Her decline came fast and swift. I had no reason to believe that the walk I took her on before I left town would be the last trek I would take her on. But there I was in a swank hotel in Los Angeles attending a press junket, texting about our now very sick Beagle all night long with a distraught husband and six-year-old. A six year old who should have been in bed but instead was by her dad’s side at the emergency veterinary clinic in the middle of the night. During that time, our daughter didn’t anticipate that our dog was dying, just that she was sick and in her experience thus far, the sick get better.
But the end for our dog, it was near. There are far more diplomatic and less cruel ways to speak of ending your pets’ life. You can say the simple, “put to sleep,” the charitable, “put them out of their misery,” or the more clinical “euthanize.” But as owners of your pet, if you go with this option you are voluntarily ending your animals life early. The dictionary defines the practice as a “mercy killing.” Yes, using the word “killing” may be a bit extreme, but it was a thought and a word I could not get out my head during our decision to end out dog’s life.

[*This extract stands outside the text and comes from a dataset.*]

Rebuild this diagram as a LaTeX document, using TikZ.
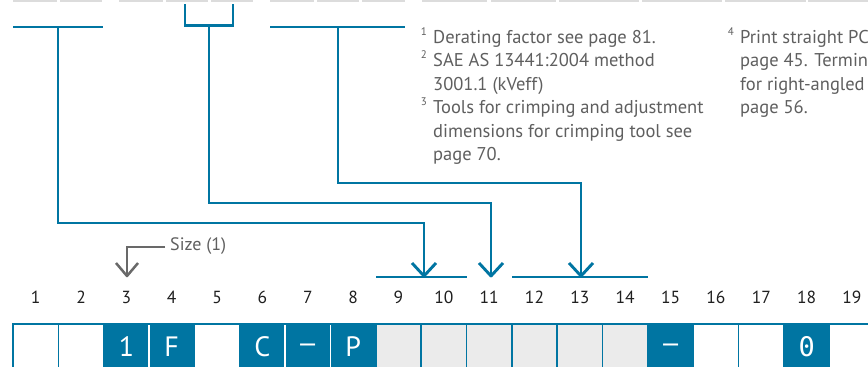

Now the hard part, explaining it to our kindergartner…
I was able to fly back a bit early so I could say goodbye to our dog and so that both my husband and I could be there for our daughter when we gave her the news. But as it turned out, we wouldn’t have much time. Our dog who was diagnosed with liver failure was having seizures in the front seat of the car. Instead of waiting, I just told her, right there on the busy 101 highway in the back of our Volvo station wagon. It was not unlike tearing off a band-aid. No, dilly-dallying. No, chit-chat. No, avoiding the inevitable. We are pretty straight-forward with our daughter. We do encourage her to believe in Santa Claus, the Easter Bunny and the Tooth Fairy, but in more important matters, we find that honesty is the best policy.
Some families (and it depends on the age of the children of course) opt to tell the kids that the dog is leaving to go live on a farm for old canines. Others might say the dog “ran away.” But we told her the truth, albeit without using that problematic “kill” word. I told her that our dog was very, very sick and that she was sadly, not going to get better. We were going to let her sleep for a long, long time. Forever actually. And then our poor dog won’t be in pain anymore. I think, through my tears, I actually even stuttered out the clichéd, “she’ll be in a better place.” And my mature little six-year-old. She got it. She cried a bit. She asked some questions. And because kids are just that resilient she bluntly blurted out mid tear, “so when can we get another dog.”
Have you ever had to put a family pet asleep? If so, how did you tell your kids?